In general, we may understand the Fallacy of Inapt Concretion as treating an idea as if it were actual in its own right; i.e., as if the idea all by itself could *do* things, the way that agents can do. Ideas can of course inform concrete actualities, and so doing influence their acts. But when this happens, it is not the idea itself that is acting, or that therefore is concrete, but rather the actuality that is informed by that idea.
To get sufficiently clear on this concept, we must distinguish between an idea and its concrete instantiations; between as it were the genotype and the phenotype of memes.
As to the former, the genotype of a meme is its formal specification, whereas the phenotype of a meme is its actual implementation by an actual entity. Memes are actual at all then only as aspects of the intellects in which they have been instantiated, and so have operated and interacted with other similarly instantiated memes, and then expressed in action.
The formal specification of a meme is of course also itself a meme.
I’m getting down into the weeds a bit here to begin with, only so that what I am about to say is – I hope – more clear. And that is this:
The reciprocal of the Fallacy of Inapt Concretion is the Fallacy of Inapt Abstraction.
This fallacy is committed when a concrete real is treated as if it were nothing but an abstract concept. It is found in the phenomenon of scapegoating, wherein a concrete person or thing is destroyed in an attempt to destroy an abstract evil that characterizes and so plagues the whole community. The move is obviously foolish; the only way to destroy the evil of the community is for each member thereof to abstain from it, and this just never happens, because very few actually want to stop doing evil.

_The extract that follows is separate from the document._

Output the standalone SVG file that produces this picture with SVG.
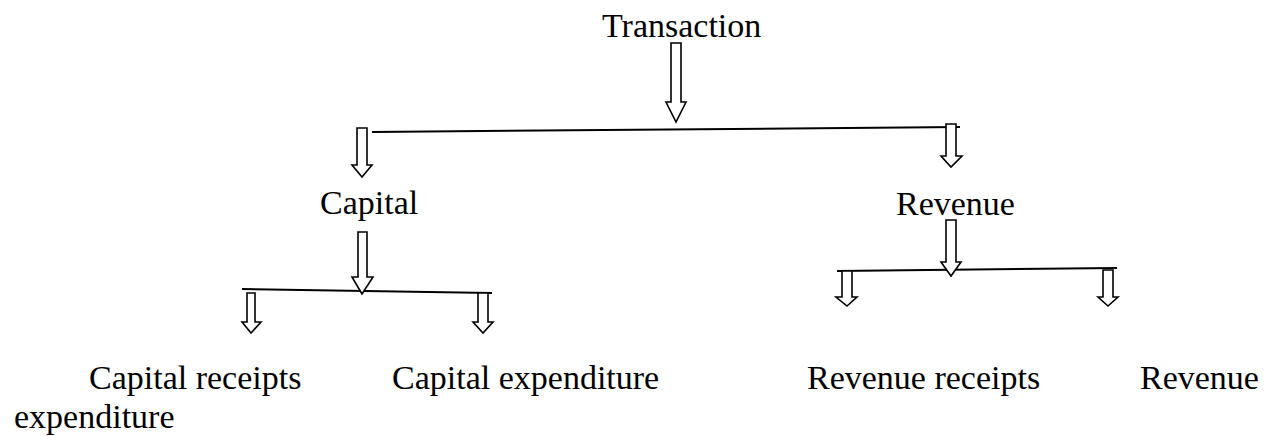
<svg xmlns="http://www.w3.org/2000/svg" width="1265" height="436" viewBox="0 0 1265 436">
<style>
.t{font-family:"Liberation Serif","Times New Roman",serif;font-size:34px;fill:#000}
.ln{stroke:#000;stroke-width:2;fill:none}
.ar{stroke:#000;stroke-width:1.6;fill:#fff;stroke-linejoin:miter}
</style>
<rect width="1265" height="436" fill="#fff"/>
<g id="connectors">
<line class="ln" x1="372" y1="132" x2="960" y2="127"/>
<line class="ln" x1="242" y1="289" x2="492" y2="293"/>
<line class="ln" x1="837" y1="271" x2="1117" y2="268"/>
<path class="ar" d="M671 43 H681 V102 H686 L676 122 L666 102 H671 Z"/>
<path class="ar" d="M357 128 H367 V165 H372 L362 177 L352 165 H357 Z"/>
<path class="ar" d="M946 124 H956 V156 H962 L951 167 L941 156 H946 Z"/>
<path class="ar" d="M358 232 H367 V277 H373 L362 294 L352 277 H358 Z"/>
<path class="ar" d="M247 293 H255 V322 H261 L251 333 L242 322 H247 Z"/>
<path class="ar" d="M478 293 H488 V322 H493 L483 333 L473 322 H478 Z"/>
<path class="ar" d="M946 220 H956 V262 H961 L951 276 L941 262 H946 Z"/>
<path class="ar" d="M842 271 H852 V297 H857 L847 306 L836 297 H842 Z"/>
<path class="ar" d="M1103 270 H1113 V297 H1118 L1108 306 L1098 297 H1103 Z"/>
</g>
<g id="node-transaction"><text class="t" x="602" y="37">Transaction</text></g>
<g id="node-capital"><text class="t" x="320" y="214">Capital</text></g>
<g id="node-revenue"><text class="t" x="896" y="215">Revenue</text></g>
<g id="node-capital-receipts"><text class="t" x="89" y="389">Capital receipts</text></g>
<g id="node-capital-expenditure"><text class="t" x="392" y="389">Capital expenditure</text></g>
<g id="node-revenue-receipts"><text class="t" x="807" y="389">Revenue receipts</text></g>
<g id="node-revenue-expenditure"><text class="t" x="1140" y="389">Revenue</text><text class="t" x="14" y="428">expenditure</text></g>
</svg>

Perhaps the greatest example of the Fallacy of Inapt Abstraction is to be seen in the murder by Communist regimes of millions upon millions of concrete individual persons, because they were thought to be salients of ideas that were politically incorrect. The same sort of thing goes on in the West today, albeit far less violently.
Signaling virtue without going to the trouble of actually being virtuous is another manifestation of the Fallacy. E.g., announcing on Facebook that you are against hate, and then doing nothing about actual acts of hatred in your own vicinity – especially such acts as tend to occur within your own cranium.
The Fallacy is epitomized also in the wry autodeprecation that “I love humanity; it’s people I can’t stand.”